Standards and other referenced documents could be viewed electronically or on the web. JMHO


----------



## mjesse (Mar 13, 2014)

mtlogcabin said:
			
		

> You should have a printed copy of every adopted code that your jurisdiction enforces.Standards and other referenced documents could be viewed electronically or on the web. JMHO


Agreed.

We have two hard copies, and one electronic of all Codes adopted by Ordinance


----------



## cda (Mar 13, 2014)

commentary commentary commemtary

also like these two books::

http://shop.iccsafe.org/building-code-basics-commercial-based-on-the-2012-international-building-code-1.html

http://www.fireservicebooks.com/building-code-basics-fire.html

electric like someone said so you can copy and paste when they do not know what you are talking about

oHHH

commentary


----------



## ICE (Mar 13, 2014)

mtlogcabin said:
			
		

> You should have a printed copy of every code that your jurisdiction enforces.


I keep hearing that I should put the ICE code down on paper.  The problem I have with that is that tigers hunt alone.


----------



## mjesse (Mar 13, 2014)

ICE said:
			
		

> I keep hearing that I should put the ICE code down on paper.  The problem I have with that is that tigers hunt alone.


With the insanity displayed in some of your pictures, you should have your own reality show.

I'd watch it.


----------



## Frank (Mar 13, 2014)

We have links to the enforced codes on our website.
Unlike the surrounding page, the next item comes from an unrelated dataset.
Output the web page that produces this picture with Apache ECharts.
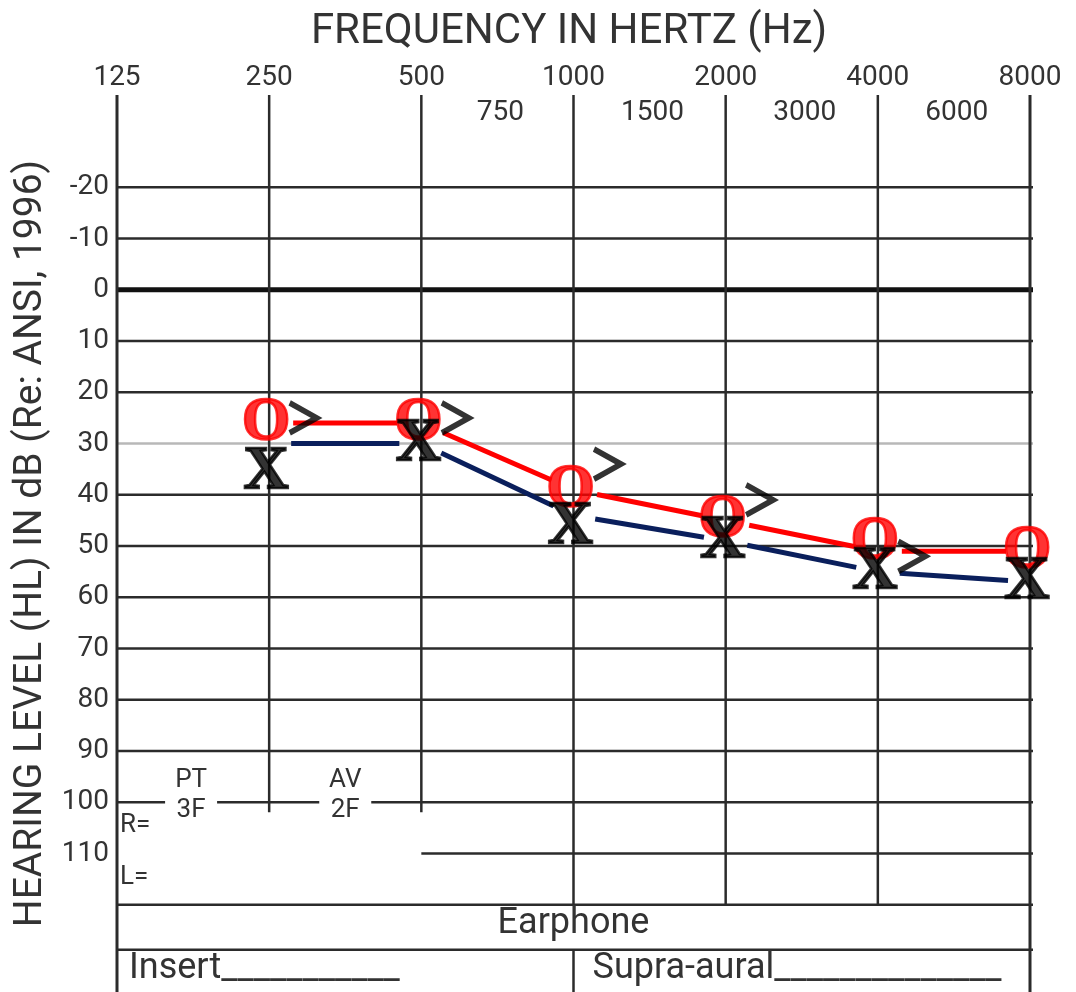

http://www.co.henrico.va.us/bldg/general-information/current-building-codes/

We have paper copies for the building official and each technical assistant.

I have 15 feet or so of codebooks in my office--most of what we have enforced since 1970.

It is not unusual to have to look up what the provisions were when something was built.


----------



## LGreene (Mar 14, 2014)

We have an annual subscription through Techstreet (http://subscriptions.techstreet.com/) which gives us unlimited access to the codes and standards we use, including "historical" editions.  It is nice to have access to new codes, even if they haven't been adopted yet.  Our subscription includes all of the ICC codes, NFPA 101/80/105, and all of the BHMA standards.  There are thousands of others we could pay to add to our subscription.  All of the publications included in our subscription are downloadable as PDFs.  It is VERY reasonably priced considering how many people in our company use the subscription.


----------



## fireguy (Mar 14, 2014)

Some of the NFPA books, 13 and 25 have have a commentary.  The commentary notes follow the code section.


----------